Proteids or meat foods, include fish, fowl, butcher’s meat, and vegetables, such as peas, beans and lentils. The problem of meat, and particularly butcher’s meat, is a vital one for all who are getting on in years. So long as people have no organic disease necessitating special diet they cannot go far wrong in regard to fowl, fish, tongue, ham or bacon. It is a different matter when we come to deal with butcher’s meat, for this contains a large proportion of fibre, which constitutes one of the most difficult forms of waste matter to get rid of.

Meat and gout.

And the ill-effects of this waste matter are more pronounced as people get older, for however healthy they may be, their systems become less capable of eliminating it. It is an excellent rule, therefore, for all persons approaching middle age, even for those who have got into the forties, to reduce their allowance of butcher’s meat, especially beef, taking it no oftener than once a day, and preferably at midday instead of in the evening. Digestion goes on very slowly, if at all, during the hours of sleep, and the habit of eating meat at late dinner or supper is one of the chief causes tending to gout and rheumatism of the gouty type.

It is this disease in some phase or other which is the starting-point of so many breakdowns in health. The harmful residue in the system affects almost every organ and tissue, and the arteries in particular. Its most serious effect is on the vessels of the kidney: when once they have become thickened, the elimination of waste matter is reduced to dangerous limits.

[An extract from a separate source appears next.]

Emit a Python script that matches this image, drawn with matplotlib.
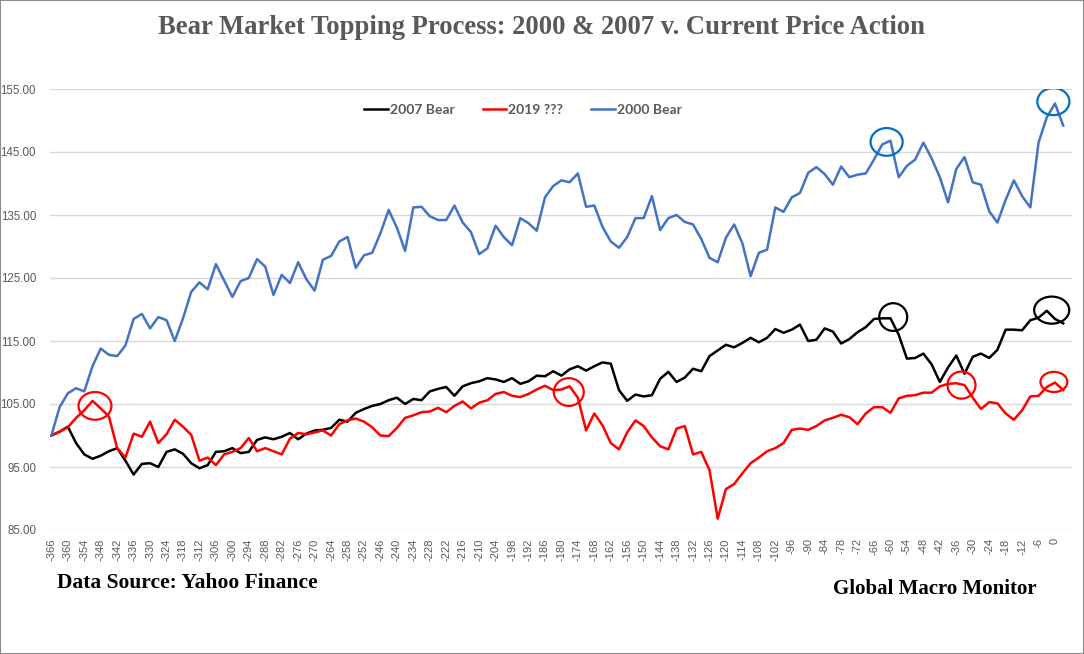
import matplotlib
matplotlib.use("Agg")
import matplotlib.pyplot as plt
from matplotlib.patches import Ellipse, Rectangle

# ---------------- data ----------------
days = list(range(-366, 4, 3))

bear_2000 = [
    100, 104.5, 106.7, 107.5, 107, 111, 113.8, 112.8, 112.6, 114.3,
    118.5, 119.3, 117, 118.8, 118.3, 115, 118.6, 122.8, 124.3, 123.2,
    127.2, 124.6, 122, 124.5, 125, 128, 126.8, 122.3, 125.5, 124.2,
    127.5, 124.8,
    123, 127.9, 128.5, 130.8, 131.5, 126.6, 128.6, 129, 132.1, 135.8,
    133, 129.3, 136.2, 136.3, 134.8, 134.2, 134.2, 136.5, 133.8, 132.3,
    128.8, 129.7, 133.3, 131.5, 130.2, 134.5, 133.7, 132.5, 137.8, 139.6,
    140.5,
    140.2, 141.6, 136.3, 136.5, 133.1, 130.8, 129.8, 131.5, 134.5, 134.5,
    138, 132.6, 134.5, 135, 133.9, 133.5, 131.2, 128.2, 127.5, 131.4,
    133.5, 130.5, 125.3, 129, 129.5, 136.2, 135.5, 137.8, 138.5, 141.7,
    142.6,
    141.5, 139.8, 142.7, 141, 141.4, 141.6, 143.8, 146.2, 146.8, 141,
    142.8, 143.8, 146.5, 144, 141, 137, 142.3, 144.2, 140.2, 139.8,
    135.6, 133.8, 137.4, 140.5, 138, 136.2, 146.5, 150.5, 152.7, 149.2,
]

bear_2007 = [
    100, 100.6, 101.4, 98.8, 97, 96.3, 96.8, 97.5, 98, 96,
    93.8, 95.5, 95.6, 95, 97.4, 97.8, 97.1, 95.6, 94.8, 95.3,
    97.4, 97.5, 98, 97.2, 97.4, 99.3, 99.7, 99.4, 99.8, 100.4,
    99.4, 100.3,
    100.8, 100.9, 101.2, 102.5, 102.2, 103.6, 104.2, 104.7, 105, 105.6,
    106, 105, 105.8, 105.6, 107, 107.4, 107.7, 106.3, 107.8, 108.3,
    108.6, 109.1, 108.9, 108.5, 109.1, 108.2, 108.6, 109.5, 109.4, 110.2,
    109.5,
    110.5, 111, 110.3, 111, 111.6, 111.4, 107.2, 105.5, 106.5, 106.2,
    106.4, 109, 110.1, 108.5, 109.2, 110.6, 110.2, 112.6, 113.5, 114.4,
    114, 114.7, 115.5, 114.8, 115.5, 116.9, 116.3, 116.8, 117.6, 115,
    115.2,
    117, 116.5, 114.6, 115.3, 116.4, 117.2, 118.5, 118.6, 118.6, 116,
    112.2, 112.3, 113, 111.3, 108.5, 110.8, 112.7, 109.8, 112.5, 113,
    112.3, 113.6, 116.8, 116.8, 116.7, 118.3, 118.7, 119.8, 118.5, 117.8,
]

cur_2019 = [
    100, 100.6, 101.3, 102.8, 104, 105.5, 104.3, 103, 98, 96.5,
    100.3, 99.8, 102.2, 98.8, 100.2, 102.5, 101.4, 100.1, 96, 96.5,
    95.3, 97, 97.4, 98, 99.6, 97.5, 98, 97.5, 97, 99.5,
    100.4, 100.2,
    100.5, 100.8, 100, 101.8, 102.4, 102.7, 102.2, 101.3, 100, 99.9,
    101.2, 102.8, 103.2, 103.7, 103.8, 104.4, 103.7, 104.7, 105.4, 104.3,
    105.2, 105.6, 106.6, 106.9, 106.3, 106.1, 106.6, 107.3, 107.9, 107.2,
    107.3,
    107.8, 106, 100.8, 103.5, 101.6, 98.8, 97.8, 100.5, 102.4, 101.5,
    99.7, 98.3, 97.8, 101.1, 101.5, 97, 97.4, 94.5, 86.8, 91.5,
    92.3, 94, 95.6, 96.5, 97.5, 98, 98.8, 100.9, 101.1, 100.9,
    101.5,
    102.4, 102.8, 103.3, 102.9, 101.8, 103.5, 104.5, 104.5, 103.6, 105.9,
    106.3, 106.4, 106.8, 106.8, 107.8, 108.2, 108.3, 108, 106, 104.2,
    105.3, 105.1, 103.5, 102.5, 104, 106.2, 106.3, 107.7, 108.4, 107.2,
]

tick_days = list(range(-366, 1, 6))
y_ticks = [85, 95, 105, 115, 125, 135, 145, 155]

# annotation circles: (center day, center value, width days, height value, color)
circles = [
    (-350.1, 104.7, 12.0, 4.4, "#FF0000"),
    (-177.3, 106.9, 10.9, 4.4, "#FF0000"),
    (-34.1, 108.0, 10.2, 4.3, "#FF0000"),
    (-0.4, 108.5, 9.8, 3.2, "#FF0000"),
    (-61.4, 146.6, 11.7, 4.4, "#0070C0"),
    (-0.6, 153.0, 11.7, 4.3, "#0070C0"),
    (-59.0, 118.8, 10.2, 4.4, "#000000"),
    (-1.2, 119.9, 12.8, 4.3, "#000000"),
]

# ---------------- figure ----------------
fig = plt.figure(figsize=(10.84, 6.54), dpi=100)
ax = fig.add_axes([50 / 1084, 1 - 530 / 654, 1022 / 1084, 441 / 654])

l1, = ax.plot(days, bear_2007, color="#000000", lw=1.8, label="2007 Bear", zorder=3)
l2, = ax.plot(days, cur_2019, color="#FF0000", lw=1.8, label="2019 ???", zorder=3)
l3, = ax.plot(days, bear_2000, color="#4472C4", lw=1.8, label="2000 Bear", zorder=3)

for cx, cy, w, h, c in circles:
    ax.add_patch(Ellipse((cx, cy), w, h, fill=False, ec=c, lw=1.6, zorder=4))

ax.set_xlim(-366.5, 6.2)
ax.set_ylim(85, 155)
ax.set_yticks(y_ticks)
ax.set_yticklabels([f"{v:.2f}" for v in y_ticks])
ax.set_xticks(tick_days)
ax.set_xticklabels([str(d) for d in tick_days], rotation=90)
ax.tick_params(axis="both", length=0, colors="#595959", labelsize=8)
ax.tick_params(axis="y", pad=10, labelsize=8.3)
ax.tick_params(axis="x", pad=6)
for lab in ax.get_xticklabels() + ax.get_yticklabels():
    lab.set_family("Liberation Sans")
ax.grid(axis="y", color="#D9D9D9", lw=1.0, zorder=0)
ax.set_axisbelow(True)
for s in ax.spines.values():
    s.set_visible(False)

leg = ax.legend(handles=[l1, l2, l3], ncol=3, loc="center",
                bbox_to_anchor=(523 / 1084, 1 - 110 / 654),
                bbox_transform=fig.transFigure, frameon=False,
                handlelength=1.7, handletextpad=0.15, columnspacing=2.0,
                prop={"family": "Lato", "weight": "bold", "size": 10})
for t in leg.get_texts():
    t.set_color("#595959")

fig.text(542 / 1084, 1 - 27 / 654,
         "Bear Market Topping Process: 2000 & 2007 v. Current Price Action",
         ha="center", va="center", fontsize=19.2, fontweight="bold",
         family="Liberation Serif", color="#595959")
fig.text(57 / 1084, 1 - 583 / 654, "Data Source: Yahoo Finance",
         ha="left", va="center", fontsize=15.5, fontweight="bold",
         family="Liberation Serif", color="#000000")
fig.text(1037 / 1084, 1 - 589 / 654, "Global Macro Monitor",
         ha="right", va="center", fontsize=15, fontweight="bold",
         family="Liberation Serif", color="#000000")

fig.add_artist(Rectangle((0, 0), 1, 1, transform=fig.transFigure,
                         fill=False, ec="#8C8C8C", lw=1.5))

fig.savefig("out.png", dpi=100)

Then the health of the whole system is imperilled, for one of the most important outlets has become blocked up.

Too often this complication means the beginning of the end, the onset of premature old age. It is on this account, and not from any desire to advocate vegetarianism, that I have emphasised the necessity of diminishing the quantity of butcher’s meat, once the period of early manhood has gone past. In fact, it would be to the benefit of all, young and old alike, to take nothing heavier than fish or fowl at least one or two days a week.

Starchy foods.

Carbohydrates or starchy foods. These include bread, sago, tapioca, rice, and underground vegetables such as potatoes. Bread is the most important of these. It is called the staff of life, and yet it accounts for more dyspepsia than all other causes put together, and for more miserableness than all the incidental troubles and misfortunes of life in one. For there is nothing which depresses a man’s spirits so effectually as dyspepsia, and an overwhelming proportion of cases of this complaint are due to the imperfect digestion of starchy foods, of which bread is the most common.

The saliva.

Starchy foods are dealt with by the saliva, and this, in order to do its work properly, must penetrate to the heart of the granules. And this it cannot do if something else has got there first. People are often surprised when they get indigestion after partaking of bread and milk; that is, bread soaked in hot milk. But the milk has permeated the starch granules, and as two things cannot be in the same place at the same time, the saliva cannot get there.

This explains why bread is the source of so much discomfort. For bread, as it is usually made in this country, is more or less moist, and consequently the saliva has the same difficulty to encounter as in the case of bread and milk. The water has arrived first and keeps the saliva out. If the process were carried on to a further and drier stage, as in the hardbake of the Colonial, we should be able to assimilate it with ease.